:: EXERCISE REQUIREMENTS ::
Starting from the top of the material, restate each line exactly until the line that contains "(title) at (640,1426.5)", which is also copied. Pictures are excluded.

:: PROVIDED DATA ::
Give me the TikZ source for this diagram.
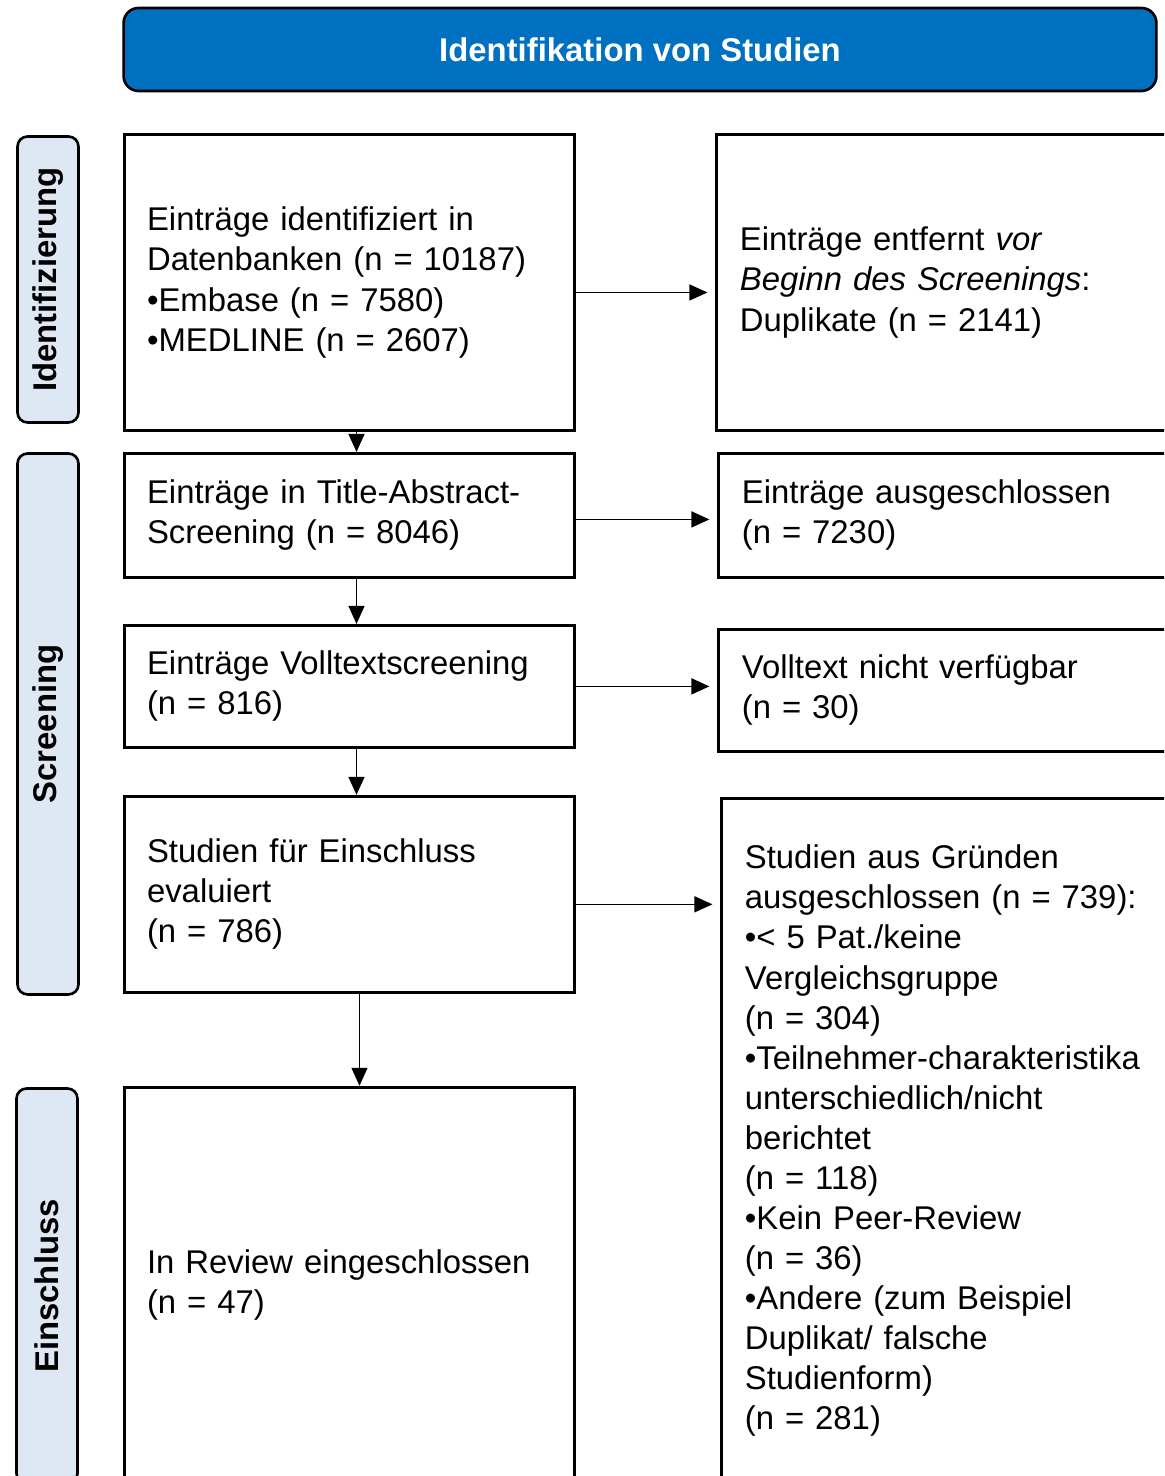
\documentclass[tikz,border=0pt]{standalone}
\usepackage{fontspec}
\setmainfont{Liberation Sans}
\usetikzlibrary{shapes,arrows.meta,positioning}
\definecolor{headblue}{HTML}{0070C0}
\definecolor{phaseblue}{HTML}{DEE8F5}
\tikzstyle{record} = [rectangle, draw, line width=1.7pt, fill=white,
    text width=8.1cm, inner xsep=0.46cm, inner ysep=0.2cm, align=left,
    font=\fontsize{18.7}{22.8}\selectfont]
\tikzstyle{phase} = [rectangle, draw, fill=phaseblue, line width=1.5pt,
    rounded corners=0.2cm, minimum height=1.22cm, text centered, rotate=90,
    font=\bfseries\fontsize{18.7}{22.8}\selectfont]
\tikzstyle{banner} = [rectangle, draw, fill=headblue, line width=1.5pt,
    rounded corners=0.3cm, minimum width=20.66cm, minimum height=1.66cm,
    text=white, font=\bfseries\fontsize{18.7}{22.8}\selectfont]
\tikzstyle{flow} = [draw, line width=0.8pt, -{Triangle[length=0.36cm,width=0.32cm]}]

\begin{document}
\begin{tikzpicture}[x=0.02cm, y=0.02cm]
    \path[use as bounding box, clip] (0,0) rectangle (1164,1476);

    \node[banner] (title) at (640,1426.5) {Identifikation von Studien};

    \node[phase, minimum width=5.72cm] (phaseId) at (48,1196.5) {Identifizierung};
    \node[phase, minimum width=10.82cm] (phaseScreen) at (48,752) {Screening};
    \node[phase, minimum width=7.9cm] (phaseIncl) at (47,190) {Einschluss};

    \node[record, minimum height=5.92cm] (identified) at (349.5,1193.5)
        {Einträge identifiziert in\\Datenbanken (n = 10187)\\•Embase (n = 7580)\\•MEDLINE (n = 2607)};
    \node[record, minimum height=2.48cm, below=0.40cm of identified] (screened)
        {Einträge in Title-Abstract-\\Screening (n = 8046)};
    \node[record, minimum height=2.44cm, below=0.90cm of screened] (fulltext)
        {Einträge Volltextscreening\\(n = 816)};
    \node[record, minimum height=3.92cm, below=0.92cm of fulltext] (assessed)
        {Studien für Einschluss\\evaluiert\\(n = 786)};
    \node[record, minimum height=7.9cm, below=1.84cm of assessed] (included)
        {In Review eingeschlossen\\(n = 47)};

    \node[record, minimum height=5.92cm, right=2.78cm of identified] (duplicates)
        {Einträge entfernt \textit{vor}\\\textit{Beginn des Screenings}:\\Duplikate (n = 2141)};
    \node[record, minimum height=2.48cm, right=2.82cm of screened] (excluded)
        {Einträge ausgeschlossen\\(n = 7230)};
    \node[record, minimum height=2.44cm, right=2.82cm of fulltext, yshift=-0.08cm] (notAvailable)
        {Volltext nicht verfügbar\\(n = 30)};
    \node[record, text width=8.4cm, minimum height=13.7cm, right=2.88cm of assessed.north east,
        anchor=north west, yshift=-0.04cm] (reasons)
        {Studien aus Gründen\\ausgeschlossen (n = 739):\\•< 5 Pat./keine\\Vergleichsgruppe\\(n = 304)\\%
         •Teilnehmer-charakteristika\\unterschiedlich/nicht\\berichtet\\(n = 118)\\%
         •Kein Peer-Review\\(n = 36)\\•Andere (zum Beispiel\\Duplikat/ falsche\\Studienform)\\(n = 281)};

    \path[flow] ([xshift=0.14cm]identified.south) -- ([xshift=0.14cm]screened.north);
    \path[flow] ([xshift=0.14cm]screened.south) -- ([xshift=0.14cm]fulltext.north);
    \path[flow] ([xshift=0.14cm]fulltext.south) -- ([xshift=0.14cm]assessed.north);
    \path[flow] ([xshift=0.2cm]assessed.south) -- ([xshift=0.2cm]included.north);

    \path[flow, shorten >=0.16cm] ([yshift=-0.2cm]identified.east) -- ([yshift=-0.2cm]identified.east -| duplicates.west);
    \path[flow, shorten >=0.16cm] ([yshift=-0.08cm]screened.east) -- ([yshift=-0.08cm]screened.east -| excluded.west);
    \path[flow, shorten >=0.16cm] (fulltext.east) -- (fulltext.east -| notAvailable.west);
    \path[flow, shorten >=0.16cm] ([yshift=-0.2cm]assessed.east) -- ([yshift=-0.2cm]assessed.east -| reasons.west);
\end{tikzpicture}
\end{document}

:: ANSWER IN FULL ::
Give me the TikZ source for this diagram.
\documentclass[tikz,border=0pt]{standalone}
\usepackage{fontspec}
\setmainfont{Liberation Sans}
\usetikzlibrary{shapes,arrows.meta,positioning}
\definecolor{headblue}{HTML}{0070C0}
\definecolor{phaseblue}{HTML}{DEE8F5}
\tikzstyle{record} = [rectangle, draw, line width=1.7pt, fill=white,
    text width=8.1cm, inner xsep=0.46cm, inner ysep=0.2cm, align=left,
    font=\fontsize{18.7}{22.8}\selectfont]
\tikzstyle{phase} = [rectangle, draw, fill=phaseblue, line width=1.5pt,
    rounded corners=0.2cm, minimum height=1.22cm, text centered, rotate=90,
    font=\bfseries\fontsize{18.7}{22.8}\selectfont]
\tikzstyle{banner} = [rectangle, draw, fill=headblue, line width=1.5pt,
    rounded corners=0.3cm, minimum width=20.66cm, minimum height=1.66cm,
    text=white, font=\bfseries\fontsize{18.7}{22.8}\selectfont]
\tikzstyle{flow} = [draw, line width=0.8pt, -{Triangle[length=0.36cm,width=0.32cm]}]

\begin{document}
\begin{tikzpicture}[x=0.02cm, y=0.02cm]
    \path[use as bounding box, clip] (0,0) rectangle (1164,1476);

    \node[banner] (title) at (640,1426.5) {Identifikation von Studien};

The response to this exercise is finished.